In a generative organisation alignment takes place through identification with the mission. The individual “buys into” what he or she is supposed to do and its effect on the outcome. A sense of ownership is a natural consequence of identification with the leaders and the team. Accordingly this person will try harder for and care more about the outcome. By contrast, in a bureaucratic organisation alignment with the person’s own unit or function takes the place of alignment with the mission. The department’s interest will be fought for without regard for its effect on the mission. In pathological organisations, alignment is typically with a person or a clique, whose interests are advanced in preference to other loyalties. --  R. Westrum - A typology of organisational cultures

As "generative organizations" do better than their counterparts (according to the State of DevOps report), this should give pause to many leaders.

Pedagogy will also fail if one uses it in bureaucratic and pathological organizations. Such an organization would not consider change at all (it's either crushed or considered harmful). Anyone bringing change in would be told to stop or move out of the organization.

That's where leaders need to be limpidly honest and accepting of change: if they are not, then the organization they lead is either bureaucratic or pathological or pulling towards either of them. The question is then: are those leaders ready to help their organization change?

Because these cultural typologies are not set in stone, as pointed out by R. Westrum in his publication.

The process by which the leader’s preoccupations are translated into workforce culture is well described by Abrashoff. Once set in motion, a unit’s climate has a powerful ability to affect outcomes. This is largely due to pervasive effects of information flow, whose problems have been implicated in so many accidents. Abrashoff managed to change the culture of the Benfold in only a few months. --  R. Westrum - A typology of organisational cultures

But, one needs to factor in the environment, or context, in which the change will be introduced, as also pointed out in the same publication.

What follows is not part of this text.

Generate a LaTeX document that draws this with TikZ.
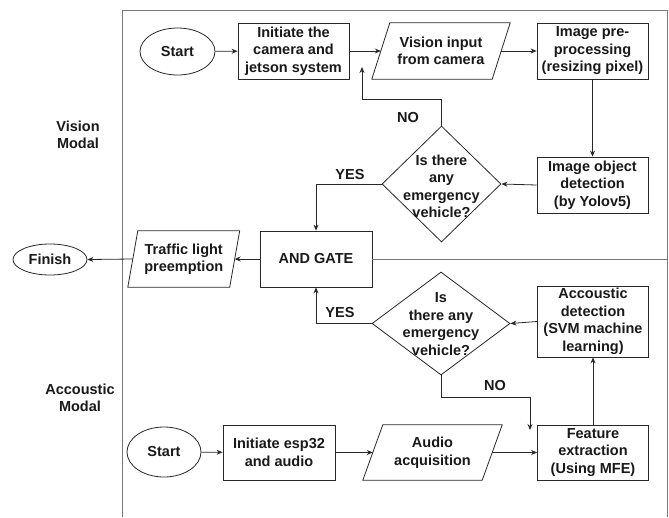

On the other hand, the regional cultures described by Putnam have been in place for centuries. A ship, although part of a fleet, is an isolated unit. A regional or national culture, by contrast, is likely to remain unchanged over long periods of time. For this reason, we should not neglect the role of the larger environment. --  R. Westrum - A typology of organisational cultures

To conclude, while its speed and impact will depend on the scale of the organization, change can be brought in. There must be buy-in from the leaders and a move towards a generative organizational culture. Doing so will require plenty of pedagogy, but it can be done.